What I do believe is that they didn't have the luxury of falling apart; of taking time to grieve; of being depressed about it for long. No matter what bad thing happened in their lives, they still had purpose. They still had to do their part to keep the family fed, the farm working, the house clean. There weren't electric stoves and toasters and vaccum cleaners. There wasn't sliced bread from the grocery store. Everything took time and by the time they could sit down to read or rest at the end of the day, they had earned their leisure. The grieving were allowed to show outward manifestations of their grief, such as wearing black, but they weren't given the option to stop living.
In the past it was only rich women who had fainting spells and were of a delicate nature. The poor and the minorities didn't have that luxury any more than they had the luxury of wallowing in their grief. They had purpose--their purpose was survival and the survival of their families. No government was going to give them handouts. Living on charity was shameful. I'm sure it is the same in undeveloped countries still today.
In the United States today, everyone is given the luxury of depression.

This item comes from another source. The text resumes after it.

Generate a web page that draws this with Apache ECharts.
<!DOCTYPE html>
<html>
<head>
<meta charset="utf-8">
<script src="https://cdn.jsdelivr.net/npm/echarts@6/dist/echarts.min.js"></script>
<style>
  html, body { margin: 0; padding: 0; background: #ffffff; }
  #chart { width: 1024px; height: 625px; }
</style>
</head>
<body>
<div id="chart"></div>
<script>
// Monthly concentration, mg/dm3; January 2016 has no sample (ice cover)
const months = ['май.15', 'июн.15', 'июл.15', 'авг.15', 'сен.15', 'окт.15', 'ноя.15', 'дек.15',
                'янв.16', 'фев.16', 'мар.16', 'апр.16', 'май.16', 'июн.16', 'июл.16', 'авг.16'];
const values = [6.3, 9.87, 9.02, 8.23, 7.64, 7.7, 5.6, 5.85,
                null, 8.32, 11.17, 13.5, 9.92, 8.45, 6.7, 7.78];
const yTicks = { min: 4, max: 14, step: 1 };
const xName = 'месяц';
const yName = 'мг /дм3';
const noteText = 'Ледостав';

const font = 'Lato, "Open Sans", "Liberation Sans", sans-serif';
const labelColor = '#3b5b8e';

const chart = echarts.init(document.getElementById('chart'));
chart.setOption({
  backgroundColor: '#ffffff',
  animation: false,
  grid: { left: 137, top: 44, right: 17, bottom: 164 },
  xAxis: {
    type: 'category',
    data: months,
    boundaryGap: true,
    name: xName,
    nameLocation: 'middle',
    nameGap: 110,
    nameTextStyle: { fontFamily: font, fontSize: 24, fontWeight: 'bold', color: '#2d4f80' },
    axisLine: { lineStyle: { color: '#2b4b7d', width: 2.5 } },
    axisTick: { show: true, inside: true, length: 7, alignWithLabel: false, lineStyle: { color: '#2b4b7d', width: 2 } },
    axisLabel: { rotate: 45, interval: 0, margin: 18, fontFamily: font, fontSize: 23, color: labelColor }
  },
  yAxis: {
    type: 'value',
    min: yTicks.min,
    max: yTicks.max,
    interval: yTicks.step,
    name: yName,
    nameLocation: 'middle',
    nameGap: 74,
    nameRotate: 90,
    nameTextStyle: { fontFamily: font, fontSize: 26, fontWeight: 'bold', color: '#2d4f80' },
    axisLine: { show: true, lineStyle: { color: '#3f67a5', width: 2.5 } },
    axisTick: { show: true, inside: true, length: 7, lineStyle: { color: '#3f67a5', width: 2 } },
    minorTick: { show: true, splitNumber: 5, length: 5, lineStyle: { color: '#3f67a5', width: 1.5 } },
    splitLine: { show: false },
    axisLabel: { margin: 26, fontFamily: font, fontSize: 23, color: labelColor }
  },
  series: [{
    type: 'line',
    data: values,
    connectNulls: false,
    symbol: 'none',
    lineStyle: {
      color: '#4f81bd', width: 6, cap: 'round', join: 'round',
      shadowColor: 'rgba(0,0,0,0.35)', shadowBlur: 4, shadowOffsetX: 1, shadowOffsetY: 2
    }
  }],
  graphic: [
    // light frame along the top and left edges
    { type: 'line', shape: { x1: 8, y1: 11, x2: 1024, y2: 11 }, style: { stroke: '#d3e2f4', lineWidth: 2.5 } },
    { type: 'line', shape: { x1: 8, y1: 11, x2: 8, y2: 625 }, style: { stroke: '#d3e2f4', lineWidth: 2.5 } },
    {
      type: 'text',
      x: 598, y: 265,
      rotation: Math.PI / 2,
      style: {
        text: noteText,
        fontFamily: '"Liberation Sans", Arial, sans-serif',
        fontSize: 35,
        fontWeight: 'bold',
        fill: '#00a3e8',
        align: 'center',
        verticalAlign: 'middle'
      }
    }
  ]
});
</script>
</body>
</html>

Is this progress?
How interesting - I've read this shortly after reading a casual writing by my parents, remembering their lives. Your comments about long-ago generations especially reminds me of my father's descriptions of growing up during the Great Depression, and of his overall life-long efforts to keep all six of us fed and happy on almost nothing. His work ethic always impressed me and I've attempted to emulate it in my own life.